Wyant, director of the state’s Department of Environmental Quality, said in an interview that the new process is about “efficiency” and said the concern while offering incentives is that “the money wasn’t being spent wisely.”

“The philosophy is that if it’s important and we want to direct resources (to cleaning up property for redevelopment), let’s appropriate it,” he said.

When asked if he thinks the state should be appropriating more than $20 million for brownfield cleanups, Wyant said, “It’s too early to tell.”
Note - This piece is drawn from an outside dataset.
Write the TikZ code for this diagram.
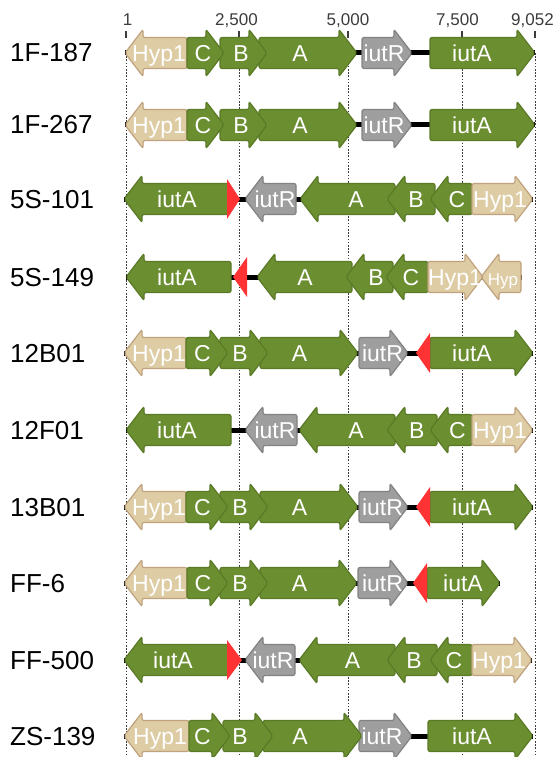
\documentclass[tikz,border=0pt]{standalone}
\usepackage{fontspec}
\setmainfont{Liberation Sans}
\definecolor{gfill}{RGB}{106,142,48}
\definecolor{gdraw}{RGB}{90,122,38}
\definecolor{yfill}{RGB}{158,158,158}
\definecolor{ydraw}{RGB}{130,130,130}
\definecolor{bfill}{RGB}{221,204,164}
\definecolor{bdraw}{RGB}{192,162,126}
\definecolor{redc}{RGB}{255,51,51}
\definecolor{axisc}{RGB}{60,60,60}
\tikzset{
  gg/.style={fill=gfill, draw=gdraw, line width=1.2pt, rounded corners=2pt},
  gy/.style={fill=yfill, draw=ydraw, line width=1.2pt, rounded corners=2pt},
  gb/.style={fill=bfill, draw=bdraw, line width=1.2pt, rounded corners=2pt},
  genetxt/.style={text=white, anchor=base, inner sep=0pt, font=\fontsize{23}{27}\selectfont},
  rowtxt/.style={text=black, anchor=base west, inner sep=0pt, font=\fontsize{26}{30}\selectfont},
  axtxt/.style={text=axisc, anchor=base, inner sep=0pt, font=\fontsize{17}{20}\selectfont},
  backbone/.style={line width=5pt, black},
  gridline/.style={axisc, line width=0.8pt, dash pattern=on 1.6pt off 1.6pt},
  tickline/.style={axisc, line width=1.4pt}
}
% right-pointing gene: name, y, tail x, tip x, style, label, label x
\newcommand{\gR}[7]{%
  \path[#5] (#3,#2-15.5) -- (#4-18,#2-15.5) -- (#4-18,#2-23.5) -- (#4,#2) -- (#4-18,#2+23.5) -- (#4-18,#2+15.5) -- (#3,#2+15.5) -- cycle;
  \node[genetxt] (#1) at (#7,#2+8.2) {#6};}
% left-pointing gene: name, y, tip x, tail x, style, label, label x
\newcommand{\gL}[7]{%
  \path[#5] (#4,#2-15.5) -- (#3+18,#2-15.5) -- (#3+18,#2-23.5) -- (#3,#2) -- (#3+18,#2+23.5) -- (#3+18,#2+15.5) -- (#4,#2+15.5) -- cycle;
  \node[genetxt] (#1) at (#7,#2+8.2) {#6};}
% red triangle: y, base x, tip x
\newcommand{\rtri}[3]{\fill[redc] (#2,#1-20) -- (#3,#1) -- (#2,#1+20) -- cycle;}
% backbone: name, y, x1, x2
\newcommand{\bb}[4]{\coordinate (#1s) at (#3,#2); \coordinate (#1e) at (#4,#2); \draw[backbone] (#1s) -- (#1e);}
\begin{document}
\begin{tikzpicture}[x=1pt,y=-1pt]
\useasboundingbox (0,0) rectangle (559,757);
% axis
\foreach \xx/\lx/\lab/\nm in {126/127.5/1/t1, 239/236.5/{2,500}/t2, 348/348/{5,000}/t3, 462/457.5/{7,500}/t4, 535/532.5/{9,052}/t5}{
  \draw[gridline] (\xx,53) -- (\xx,757);
  \draw[tickline] (\xx,31) -- (\xx,38);
  \node[axtxt] (\nm) at (\lx,26) {\lab};
}
% row labels
\node[rowtxt] (l1) at (10,62) {1F-187};
\node[rowtxt] (l2) at (10,134) {1F-267};
\node[rowtxt] (l3) at (10,208) {5S-101};
\node[rowtxt] (l4) at (10,286) {5S-149};
\node[rowtxt] (l5) at (10,362) {12B01};
\node[rowtxt] (l6) at (10,439) {12F01};
\node[rowtxt] (l7) at (10,516) {13B01};
\node[rowtxt] (l8) at (10,592) {FF-6};
\node[rowtxt] (l9) at (10,669) {FF-500};
\node[rowtxt] (l10) at (10,745) {ZS-139};
% row 1
\bb{b1}{53}{125}{535}
\gL{r1h}{53}{125}{187}{gb}{Hyp1}{159}
\gR{r1ia}{53}{430}{535}{gg}{iutA}{472}
\gR{r1ir}{53}{362}{412}{gy}{iutR}{384}
\gR{r1a}{53}{259}{357}{gg}{A}{300}
\gR{r1b}{53}{220}{267}{gg}{B}{241}
\gR{r1c}{53}{187}{224}{gg}{C}{203}
% row 2
\bb{b2}{125}{125}{535}
\gL{r2h}{125}{125}{187}{gb}{Hyp1}{159}
\gR{r2ia}{125}{430}{535}{gg}{iutA}{472}
\gR{r2ir}{125}{362}{412}{gy}{iutR}{384}
\gR{r2a}{125}{259}{357}{gg}{A}{300}
\gR{r2b}{125}{220}{267}{gg}{B}{241}
\gR{r2c}{125}{187}{224}{gg}{C}{203}
% row 3
\bb{b3}{199}{124}{533}
\gL{r3ia}{199}{124}{230}{gg}{iutA}{177}
\rtri{199}{227}{240}
\gL{r3ir}{199}{245}{296}{gy}{iutR}{275}
\gL{r3a}{199}{300}{395}{gg}{A}{356}
\gL{r3b}{199}{387}{435}{gg}{B}{416}
\gL{r3c}{199}{430}{472}{gg}{C}{457}
\gR{r3h}{199}{472}{533}{gb}{Hyp1}{500}
% row 4
\bb{b4}{277}{126}{522}
\gL{r4ia}{277}{126}{231}{gg}{iutA}{177}
\rtri{277}{247}{233}
\gL{r4a}{277}{257}{352}{gg}{A}{305}
\gL{r4b}{277}{346}{393}{gg}{B}{376}
\gL{r4c}{277}{386}{428}{gg}{C}{411}
\gR{r4h}{277}{428}{483}{gb}{Hyp1}{455}
\gL{r4hs}{277}{481}{521}{gb}{\fontsize{17}{20}\selectfont Hyp}{503}
% row 5
\bb{b5}{353}{124}{533}
\gL{r5h}{353}{124}{186}{gb}{Hyp1}{159}
\gR{r5ia}{353}{430}{533}{gg}{iutA}{472}
\rtri{353}{430}{416}
\gR{r5ir}{353}{359}{408}{gy}{iutR}{382.5}
\gR{r5a}{353}{260}{358}{gg}{A}{299.5}
\gR{r5b}{353}{220}{268}{gg}{B}{240}
\gR{r5c}{353}{186}{228}{gg}{C}{202.5}
% row 6
\bb{b6}{430}{126}{533}
\gL{r6ia}{430}{126}{231}{gg}{iutA}{177}
\gL{r6ir}{430}{245}{297}{gy}{iutR}{275}
\gL{r6a}{430}{299}{395}{gg}{A}{356}
\gL{r6b}{430}{387}{437}{gg}{B}{416.7}
\gL{r6c}{430}{430}{472}{gg}{C}{457.5}
\gR{r6h}{430}{472}{533}{gb}{Hyp1}{500}
% row 7
\bb{b7}{507}{124}{533}
\gL{r7h}{507}{124}{186}{gb}{Hyp1}{159}
\gR{r7ia}{507}{430}{533}{gg}{iutA}{472}
\rtri{507}{430}{416}
\gR{r7ir}{507}{359}{408}{gy}{iutR}{382.5}
\gR{r7a}{507}{260}{358}{gg}{A}{299.5}
\gR{r7b}{507}{220}{268}{gg}{B}{240}
\gR{r7c}{507}{186}{228}{gg}{C}{202.5}
% row 8
\bb{b8}{583}{124}{500}
\gL{r8h}{583}{124}{187}{gb}{Hyp1}{159}
\gR{r8ia}{583}{427}{500}{gg}{iutA}{463}
\rtri{583}{427}{413}
\gR{r8ir}{583}{358}{408}{gy}{iutR}{382.5}
\gR{r8a}{583}{260}{357}{gg}{A}{299.5}
\gR{r8b}{583}{220}{268}{gg}{B}{240}
\gR{r8c}{583}{187}{228}{gg}{C}{203}
% row 9
\bb{b9}{660}{124}{532}
\gL{r9ia}{660}{124}{230}{gg}{iutA}{173}
\rtri{660}{227}{242}
\gL{r9ir}{660}{245}{295}{gy}{iutR}{273}
\gL{r9a}{660}{299}{395}{gg}{A}{352.5}
\gL{r9b}{660}{387}{437}{gg}{B}{414}
\gL{r9c}{660}{430}{472}{gg}{C}{454}
\gR{r9h}{660}{472}{532}{gb}{Hyp1}{499}
% row 10
\bb{b10}{736}{124}{533}
\gL{r10h}{736}{124}{189}{gb}{Hyp1}{160}
\gR{r10ia}{736}{428}{533}{gg}{iutA}{472}
\gR{r10ir}{736}{359}{412}{gy}{iutR}{382}
\gR{r10a}{736}{263}{362}{gg}{A}{300}
\gR{r10b}{736}{223}{273}{gg}{B}{240}
\gR{r10c}{736}{189}{230}{gg}{C}{202.5}
\end{tikzpicture}
\end{document}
The MEDC’s Shore said $20 million is just the statutory minimum. “Going forward, if we need to go to the Legislature if we tapped out appropriations but we have a project of that magnitude (of the Accident Fund Insurance Co. of America’s redevelopment of the former Ottawa Power Station), we won’t be shy about going to ask for additional appropriations. Obviously, we have to be careful about that, though.”

Shore said of the $175 million approved in brownfield tax incentives last year, 50 percent of those projects “we’ve seen … never materialize.” He added that by going with a grant-based system rather than incentives, “We’re taking the financial markets out of the equation.”

He said cash up front is better than brownfield tax increment financing, or TIF, because it’s not relying on the market to increase property value once the site is clean. And while the numbers might be in Bernero and Trezise’s favor — $175 million under incentives to $20 million in grants — Shore said it’s ignoring economic intricacies.

“If you want to tell a story of drastic, apocalyptic visions of the brownfield program, you have the numbers but it’s intellectually dishonest,” he said. 

As Shore acknowledged that the Accident Fund project is a success story of the incentive way of doing things, he added that: “Basically what this governor has said is we can accomplish similar ends in this field in a very different way.”

Shore knows Trezise from when he, too, worked at MEDC.

“He (Trezise) has been having nightmares for months now (about incentives ending),” Shore said. “At the end of the day, Lansing’s ability to do projects going forward will be at least as good as it was in the past. That’s my gut hunch.”